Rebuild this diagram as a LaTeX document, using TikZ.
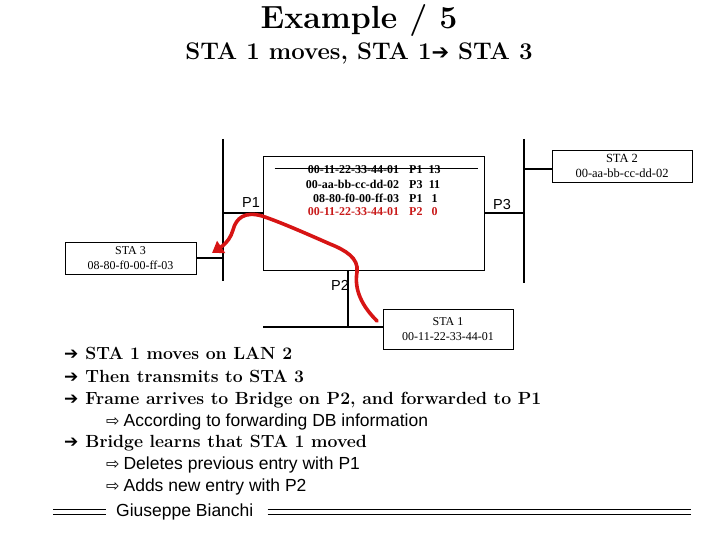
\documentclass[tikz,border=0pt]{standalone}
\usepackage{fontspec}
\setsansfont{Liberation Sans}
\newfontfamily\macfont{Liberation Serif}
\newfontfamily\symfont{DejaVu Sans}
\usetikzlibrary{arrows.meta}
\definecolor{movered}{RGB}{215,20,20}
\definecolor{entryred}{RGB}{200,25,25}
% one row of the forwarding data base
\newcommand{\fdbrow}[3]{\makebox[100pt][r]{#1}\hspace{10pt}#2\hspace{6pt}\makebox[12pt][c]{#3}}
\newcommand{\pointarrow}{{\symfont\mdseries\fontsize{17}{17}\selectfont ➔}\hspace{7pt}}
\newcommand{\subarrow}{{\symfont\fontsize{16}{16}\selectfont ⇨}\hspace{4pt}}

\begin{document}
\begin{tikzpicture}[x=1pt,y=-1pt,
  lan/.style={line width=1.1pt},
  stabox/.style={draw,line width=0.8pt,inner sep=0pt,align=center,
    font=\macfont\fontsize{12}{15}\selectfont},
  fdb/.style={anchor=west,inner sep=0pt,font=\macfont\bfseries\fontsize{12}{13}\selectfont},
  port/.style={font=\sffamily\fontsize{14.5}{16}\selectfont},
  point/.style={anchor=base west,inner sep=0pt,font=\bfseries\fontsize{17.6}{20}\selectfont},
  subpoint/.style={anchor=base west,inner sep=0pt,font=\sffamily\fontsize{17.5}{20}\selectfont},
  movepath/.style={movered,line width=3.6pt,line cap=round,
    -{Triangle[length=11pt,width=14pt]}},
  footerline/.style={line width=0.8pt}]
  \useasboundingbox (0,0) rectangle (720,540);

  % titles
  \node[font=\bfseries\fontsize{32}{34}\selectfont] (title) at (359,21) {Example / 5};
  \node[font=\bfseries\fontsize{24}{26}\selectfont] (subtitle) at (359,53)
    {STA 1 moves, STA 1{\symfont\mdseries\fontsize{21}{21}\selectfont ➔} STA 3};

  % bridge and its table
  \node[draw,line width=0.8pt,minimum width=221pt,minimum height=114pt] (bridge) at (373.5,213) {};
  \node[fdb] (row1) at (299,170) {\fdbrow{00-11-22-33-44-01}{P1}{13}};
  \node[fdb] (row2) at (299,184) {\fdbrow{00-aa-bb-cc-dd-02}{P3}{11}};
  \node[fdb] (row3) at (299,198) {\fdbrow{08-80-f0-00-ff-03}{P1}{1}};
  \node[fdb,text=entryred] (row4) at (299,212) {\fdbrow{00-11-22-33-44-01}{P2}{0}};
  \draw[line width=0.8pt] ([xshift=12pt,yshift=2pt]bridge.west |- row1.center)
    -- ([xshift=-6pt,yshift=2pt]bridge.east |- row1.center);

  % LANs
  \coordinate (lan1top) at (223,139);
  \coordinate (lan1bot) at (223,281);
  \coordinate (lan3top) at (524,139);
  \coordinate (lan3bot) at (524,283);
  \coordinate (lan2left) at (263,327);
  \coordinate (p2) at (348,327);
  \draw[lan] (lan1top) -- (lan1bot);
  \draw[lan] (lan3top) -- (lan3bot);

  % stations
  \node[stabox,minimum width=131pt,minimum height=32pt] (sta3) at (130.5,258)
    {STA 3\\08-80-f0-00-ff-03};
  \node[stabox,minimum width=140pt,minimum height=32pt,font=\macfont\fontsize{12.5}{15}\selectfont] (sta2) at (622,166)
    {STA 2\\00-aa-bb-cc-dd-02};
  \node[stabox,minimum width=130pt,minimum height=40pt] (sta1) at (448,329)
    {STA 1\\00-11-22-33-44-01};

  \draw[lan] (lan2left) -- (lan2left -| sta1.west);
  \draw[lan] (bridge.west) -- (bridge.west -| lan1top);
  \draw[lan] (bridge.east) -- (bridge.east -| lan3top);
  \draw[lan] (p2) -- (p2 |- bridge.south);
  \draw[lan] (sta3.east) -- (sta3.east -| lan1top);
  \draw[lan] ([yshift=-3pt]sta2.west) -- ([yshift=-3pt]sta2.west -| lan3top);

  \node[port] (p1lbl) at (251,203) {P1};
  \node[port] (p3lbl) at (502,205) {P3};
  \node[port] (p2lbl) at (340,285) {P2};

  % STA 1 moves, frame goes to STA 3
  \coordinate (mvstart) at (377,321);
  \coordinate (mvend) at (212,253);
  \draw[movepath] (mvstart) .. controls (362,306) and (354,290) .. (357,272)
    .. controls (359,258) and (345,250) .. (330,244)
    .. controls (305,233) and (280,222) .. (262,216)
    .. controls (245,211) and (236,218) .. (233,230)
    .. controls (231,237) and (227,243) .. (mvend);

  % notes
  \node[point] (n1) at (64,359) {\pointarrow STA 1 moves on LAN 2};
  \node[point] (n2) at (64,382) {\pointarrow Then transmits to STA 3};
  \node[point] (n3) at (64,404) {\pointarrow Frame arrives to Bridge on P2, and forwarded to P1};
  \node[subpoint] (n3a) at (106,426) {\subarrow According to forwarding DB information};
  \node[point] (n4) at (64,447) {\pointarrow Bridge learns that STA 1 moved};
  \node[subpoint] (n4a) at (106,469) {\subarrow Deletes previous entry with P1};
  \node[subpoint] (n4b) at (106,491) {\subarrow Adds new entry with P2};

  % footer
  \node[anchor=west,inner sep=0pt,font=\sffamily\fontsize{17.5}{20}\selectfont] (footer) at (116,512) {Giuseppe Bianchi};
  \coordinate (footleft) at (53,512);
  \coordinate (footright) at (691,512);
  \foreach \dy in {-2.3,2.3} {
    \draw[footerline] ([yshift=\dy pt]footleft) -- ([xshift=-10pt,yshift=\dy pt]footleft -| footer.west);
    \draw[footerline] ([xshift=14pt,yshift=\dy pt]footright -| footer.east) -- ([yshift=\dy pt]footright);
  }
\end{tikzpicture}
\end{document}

_STATED EXERCISE:_
Exactly as they appear, print the lines of the listing above from its first line through the line that contains "1 moves, STA", minus the pictures.

_SOLVED PROBLEM:_
Rebuild this diagram as a LaTeX document, using TikZ.
\documentclass[tikz,border=0pt]{standalone}
\usepackage{fontspec}
\setsansfont{Liberation Sans}
\newfontfamily\macfont{Liberation Serif}
\newfontfamily\symfont{DejaVu Sans}
\usetikzlibrary{arrows.meta}
\definecolor{movered}{RGB}{215,20,20}
\definecolor{entryred}{RGB}{200,25,25}
% one row of the forwarding data base
\newcommand{\fdbrow}[3]{\makebox[100pt][r]{#1}\hspace{10pt}#2\hspace{6pt}\makebox[12pt][c]{#3}}
\newcommand{\pointarrow}{{\symfont\mdseries\fontsize{17}{17}\selectfont ➔}\hspace{7pt}}
\newcommand{\subarrow}{{\symfont\fontsize{16}{16}\selectfont ⇨}\hspace{4pt}}

\begin{document}
\begin{tikzpicture}[x=1pt,y=-1pt,
  lan/.style={line width=1.1pt},
  stabox/.style={draw,line width=0.8pt,inner sep=0pt,align=center,
    font=\macfont\fontsize{12}{15}\selectfont},
  fdb/.style={anchor=west,inner sep=0pt,font=\macfont\bfseries\fontsize{12}{13}\selectfont},
  port/.style={font=\sffamily\fontsize{14.5}{16}\selectfont},
  point/.style={anchor=base west,inner sep=0pt,font=\bfseries\fontsize{17.6}{20}\selectfont},
  subpoint/.style={anchor=base west,inner sep=0pt,font=\sffamily\fontsize{17.5}{20}\selectfont},
  movepath/.style={movered,line width=3.6pt,line cap=round,
    -{Triangle[length=11pt,width=14pt]}},
  footerline/.style={line width=0.8pt}]
  \useasboundingbox (0,0) rectangle (720,540);

  % titles
  \node[font=\bfseries\fontsize{32}{34}\selectfont] (title) at (359,21) {Example / 5};
  \node[font=\bfseries\fontsize{24}{26}\selectfont] (subtitle) at (359,53)
    {STA 1 moves, STA 1{\symfont\mdseries\fontsize{21}{21}\selectfont ➔} STA 3};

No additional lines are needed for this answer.